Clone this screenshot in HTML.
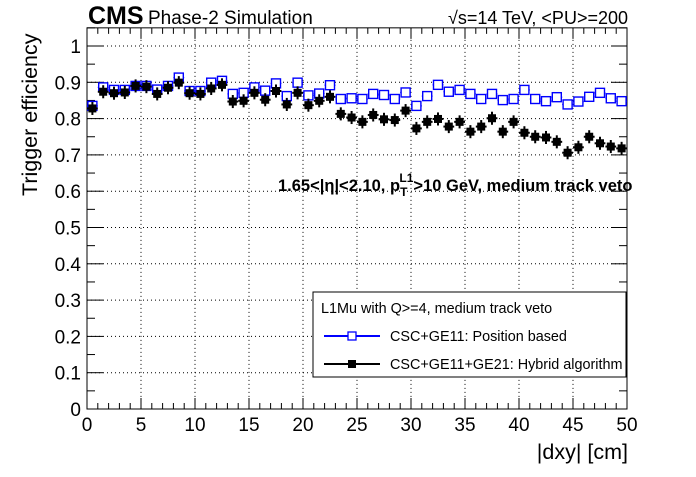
<!DOCTYPE html>
<html><head><meta charset="utf-8"><style>
body{margin:0;background:#fff}
svg text{font-family:"Liberation Sans",sans-serif}
</style></head><body>
<svg id="c" width="696" height="472" xmlns="http://www.w3.org/2000/svg">
<rect width="696" height="472" fill="#fff"/>
<g id="grid"></g><g id="axes"></g><g id="marks"></g>
<text x="88" y="24" font-size="25" font-weight="bold">CMS</text>
<text x="148" y="24" font-size="19">Phase-2 Simulation</text>
<text x="628" y="24" font-size="18" text-anchor="end">√s=14 TeV, &lt;PU&gt;=200</text>
<text x="278" y="191" font-size="16.5" font-weight="bold">1.65&lt;|η|&lt;2.10, p<tspan font-size="12" dy="5">T</tspan><tspan font-size="12" dx="-8" dy="-14">L1</tspan><tspan font-size="16.5" dy="9">&gt;10 GeV, medium track veto</tspan></text>
<text transform="translate(37,196) rotate(-90)" font-size="21.5">Trigger efficiency</text>
<text x="628" y="459" font-size="21.5" text-anchor="end">|dxy| [cm]</text>
<g>
<rect x="313" y="292" width="313" height="85" fill="#fff" stroke="#000" stroke-width="1"/>
<text x="321" y="313" font-size="14.4">L1Mu with Q&gt;=4, medium track veto</text>
<line x1="324" y1="336" x2="380" y2="336" stroke="#0000ff" stroke-width="2"/>
<rect x="348" y="332" width="8" height="8" fill="#fff" stroke="#0000ff" stroke-width="1.3"/>
<text x="390" y="341" font-size="14.4">CSC+GE11: Position based</text>
<line x1="324" y1="364" x2="380" y2="364" stroke="#000" stroke-width="2"/>
<rect x="348" y="360" width="8" height="8" fill="#000"/>
<text x="390" y="369" font-size="14.4">CSC+GE11+GE21: Hybrid algorithm</text>
</g>
</svg>
<script>
const xTicks=[0,5,10,15,20,25,30,35,40,45,50];
const yTicks=[0,0.1,0.2,0.3,0.4,0.5,0.6,0.7,0.8,0.9,1];
const yTickLabels=["0","0.1","0.2","0.3","0.4","0.5","0.6","0.7","0.8","0.9","1"];
const binCenters=[];for(let i=0;i<50;i++)binCenters.push(i+0.5);
const positionBased=[0.835,0.886,0.879,0.879,0.890,0.890,0.880,0.890,0.913,0.876,0.876,0.899,0.904,0.868,0.871,0.886,0.877,0.897,0.862,0.899,0.864,0.869,0.892,0.854,0.856,0.854,0.868,0.865,0.854,0.872,0.835,0.862,0.893,0.874,0.879,0.868,0.854,0.868,0.851,0.854,0.879,0.854,0.848,0.859,0.839,0.847,0.860,0.871,0.856,0.848];
const hybrid=[0.828,0.874,0.870,0.872,0.890,0.888,0.868,0.885,0.899,0.870,0.868,0.883,0.893,0.847,0.849,0.871,0.852,0.876,0.839,0.871,0.837,0.849,0.860,0.813,0.803,0.791,0.810,0.798,0.796,0.822,0.773,0.791,0.799,0.778,0.791,0.764,0.778,0.801,0.764,0.791,0.761,0.750,0.748,0.736,0.706,0.721,0.750,0.732,0.723,0.718];
const X0=87,X1=627,Y0=409,Y1=46;
const sx=v=>X0+(v-0)/50*(X1-X0);
const sy=v=>Y0-v*(Y0-Y1);
const NS="http://www.w3.org/2000/svg";
function mk(p,t,a){const e=document.createElementNS(NS,t);for(const k in a)e.setAttribute(k,a[k]);p.appendChild(e);return e;}
const grid=document.getElementById('grid'),axes=document.getElementById('axes'),marks=document.getElementById('marks');
const YT=sy(1.05);
xTicks.forEach(t=>{if(t>0&&t<50){const l=mk(grid,'line',{x1:sx(t),x2:sx(t),y1:YT,y2:Y0,stroke:'#000','stroke-dasharray':'1,3'});}});
yTicks.forEach(t=>{if(t>0){const l=mk(grid,'line',{x1:X0,x2:X1,y1:sy(t),y2:sy(t),stroke:'#000','stroke-dasharray':'1,3'});}});
const fr=mk(axes,'rect',{x:X0,y:YT,width:X1-X0,height:Y0-YT,fill:'none',stroke:'#000'});

for(let v=0;v<=50;v+=1){const big=v%5===0;const L=big?11:6;
mk(axes,'line',{x1:sx(v),x2:sx(v),y1:Y0,y2:Y0-L,stroke:'#000'});mk(axes,'line',{x1:sx(v),x2:sx(v),y1:YT,y2:YT+L,stroke:'#000'});}
for(let i=0;i<=21;i++){const v=i*0.05;if(v>1.05)break;const big=i%2===0;const L=big?16:8;
mk(axes,'line',{x1:X0,x2:X0+L,y1:sy(v),y2:sy(v),stroke:'#000'});mk(axes,'line',{x1:X1,x2:X1-L,y1:sy(v),y2:sy(v),stroke:'#000'});}
xTicks.forEach(t=>{const e=mk(axes,'text',{x:sx(t),y:Y0+22,'font-size':19,'text-anchor':'middle'});e.textContent=t;});
yTicks.forEach((t,i)=>{const e=mk(axes,'text',{x:X0-6,y:sy(t)+7,'font-size':19,'text-anchor':'end'});e.textContent=yTickLabels[i];});
const err=0.012;
binCenters.forEach((c,i)=>{const x=sx(c);
let v=positionBased[i],y=sy(v);
const g1=mk(marks,'g',{});
mk(g1,'line',{x1:sx(c-0.5),x2:sx(c+0.5),y1:y,y2:y,stroke:'#0000ff','stroke-width':1.3});
mk(g1,'line',{x1:x,x2:x,y1:sy(v+err),y2:sy(v-err),stroke:'#0000ff','stroke-width':1.3});
mk(g1,'rect',{x:x-4.5,y:y-4.5,width:9,height:9,fill:'#fff',stroke:'#0000ff','stroke-width':1.4});
v=hybrid[i];y=sy(v);
const g2=mk(marks,'g',{});
mk(g2,'line',{x1:sx(c-0.5),x2:sx(c+0.5),y1:y,y2:y,stroke:'#000','stroke-width':2});
mk(g2,'line',{x1:x,x2:x,y1:sy(v+0.018),y2:sy(v-0.018),stroke:'#000','stroke-width':2});
mk(g2,'rect',{x:x-4,y:y-4,width:8,height:8,fill:'#000'});
});
</script>
</body></html>
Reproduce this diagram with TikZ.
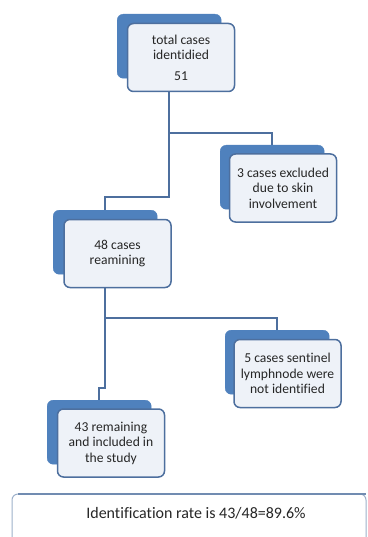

### [EXERCISE TASK]
All of the data above should be quoted exactly, except for the pictures.

### [RESPONSE TO THE EXERCISE]
Clone this screenshot in HTML.
<!DOCTYPE html>
<html><head><meta charset="utf-8"><style>
body{margin:0;background:#fff}
svg text{font-family:"Liberation Sans",sans-serif}
</style></head><body>
<svg id="c" width="696" height="472" xmlns="http://www.w3.org/2000/svg">
<rect width="696" height="472" fill="#fff"/>
<g id="grid"></g><g id="axes"></g><g id="marks"></g>
<text x="88" y="24" font-size="25" font-weight="bold">CMS</text>
<text x="148" y="24" font-size="19">Phase-2 Simulation</text>
<text x="628" y="24" font-size="18" text-anchor="end">√s=14 TeV, &lt;PU&gt;=200</text>
<text x="278" y="191" font-size="16.5" font-weight="bold">1.65&lt;|η|&lt;2.10, p<tspan font-size="12" dy="5">T</tspan><tspan font-size="12" dx="-8" dy="-14">L1</tspan><tspan font-size="16.5" dy="9">&gt;10 GeV, medium track veto</tspan></text>
<text transform="translate(37,196) rotate(-90)" font-size="21.5">Trigger efficiency</text>
<text x="628" y="459" font-size="21.5" text-anchor="end">|dxy| [cm]</text>
<g>
<rect x="313" y="292" width="313" height="85" fill="#fff" stroke="#000" stroke-width="1"/>
<text x="321" y="313" font-size="14.4">L1Mu with Q&gt;=4, medium track veto</text>
<line x1="324" y1="336" x2="380" y2="336" stroke="#0000ff" stroke-width="2"/>
<rect x="348" y="332" width="8" height="8" fill="#fff" stroke="#0000ff" stroke-width="1.3"/>
<text x="390" y="341" font-size="14.4">CSC+GE11: Position based</text>
<line x1="324" y1="364" x2="380" y2="364" stroke="#000" stroke-width="2"/>
<rect x="348" y="360" width="8" height="8" fill="#000"/>
<text x="390" y="369" font-size="14.4">CSC+GE11+GE21: Hybrid algorithm</text>
</g>
</svg>
<script>
const xTicks=[0,5,10,15,20,25,30,35,40,45,50];
const yTicks=[0,0.1,0.2,0.3,0.4,0.5,0.6,0.7,0.8,0.9,1];
const yTickLabels=["0","0.1","0.2","0.3","0.4","0.5","0.6","0.7","0.8","0.9","1"];
const binCenters=[];for(let i=0;i<50;i++)binCenters.push(i+0.5);
const positionBased=[0.835,0.886,0.879,0.879,0.890,0.890,0.880,0.890,0.913,0.876,0.876,0.899,0.904,0.868,0.871,0.886,0.877,0.897,0.862,0.899,0.864,0.869,0.892,0.854,0.856,0.854,0.868,0.865,0.854,0.872,0.835,0.862,0.893,0.874,0.879,0.868,0.854,0.868,0.851,0.854,0.879,0.854,0.848,0.859,0.839,0.847,0.860,0.871,0.856,0.848];
const hybrid=[0.828,0.874,0.870,0.872,0.890,0.888,0.868,0.885,0.899,0.870,0.868,0.883,0.893,0.847,0.849,0.871,0.852,0.876,0.839,0.871,0.837,0.849,0.860,0.813,0.803,0.791,0.810,0.798,0.796,0.822,0.773,0.791,0.799,0.778,0.791,0.764,0.778,0.801,0.764,0.791,0.761,0.750,0.748,0.736,0.706,0.721,0.750,0.732,0.723,0.718];
const X0=87,X1=627,Y0=409,Y1=46;
const sx=v=>X0+(v-0)/50*(X1-X0);
const sy=v=>Y0-v*(Y0-Y1);
const NS="http://www.w3.org/2000/svg";
function mk(p,t,a){const e=document.createElementNS(NS,t);for(const k in a)e.setAttribute(k,a[k]);p.appendChild(e);return e;}
const grid=document.getElementById('grid'),axes=document.getElementById('axes'),marks=document.getElementById('marks');
const YT=sy(1.05);
xTicks.forEach(t=>{if(t>0&&t<50){const l=mk(grid,'line',{x1:sx(t),x2:sx(t),y1:YT,y2:Y0,stroke:'#000','stroke-dasharray':'1,3'});}});
yTicks.forEach(t=>{if(t>0){const l=mk(grid,'line',{x1:X0,x2:X1,y1:sy(t),y2:sy(t),stroke:'#000','stroke-dasharray':'1,3'});}});
const fr=mk(axes,'rect',{x:X0,y:YT,width:X1-X0,height:Y0-YT,fill:'none',stroke:'#000'});

for(let v=0;v<=50;v+=1){const big=v%5===0;const L=big?11:6;
mk(axes,'line',{x1:sx(v),x2:sx(v),y1:Y0,y2:Y0-L,stroke:'#000'});mk(axes,'line',{x1:sx(v),x2:sx(v),y1:YT,y2:YT+L,stroke:'#000'});}
for(let i=0;i<=21;i++){const v=i*0.05;if(v>1.05)break;const big=i%2===0;const L=big?16:8;
mk(axes,'line',{x1:X0,x2:X0+L,y1:sy(v),y2:sy(v),stroke:'#000'});mk(axes,'line',{x1:X1,x2:X1-L,y1:sy(v),y2:sy(v),stroke:'#000'});}
xTicks.forEach(t=>{const e=mk(axes,'text',{x:sx(t),y:Y0+22,'font-size':19,'text-anchor':'middle'});e.textContent=t;});
yTicks.forEach((t,i)=>{const e=mk(axes,'text',{x:X0-6,y:sy(t)+7,'font-size':19,'text-anchor':'end'});e.textContent=yTickLabels[i];});
const err=0.012;
binCenters.forEach((c,i)=>{const x=sx(c);
let v=positionBased[i],y=sy(v);
const g1=mk(marks,'g',{});
mk(g1,'line',{x1:sx(c-0.5),x2:sx(c+0.5),y1:y,y2:y,stroke:'#0000ff','stroke-width':1.3});
mk(g1,'line',{x1:x,x2:x,y1:sy(v+err),y2:sy(v-err),stroke:'#0000ff','stroke-width':1.3});
mk(g1,'rect',{x:x-4.5,y:y-4.5,width:9,height:9,fill:'#fff',stroke:'#0000ff','stroke-width':1.4});
v=hybrid[i];y=sy(v);
const g2=mk(marks,'g',{});
mk(g2,'line',{x1:sx(c-0.5),x2:sx(c+0.5),y1:y,y2:y,stroke:'#000','stroke-width':2});
mk(g2,'line',{x1:x,x2:x,y1:sy(v+0.018),y2:sy(v-0.018),stroke:'#000','stroke-width':2});
mk(g2,'rect',{x:x-4,y:y-4,width:8,height:8,fill:'#000'});
});
</script>
</body></html>
Reproduce this diagram with TikZ.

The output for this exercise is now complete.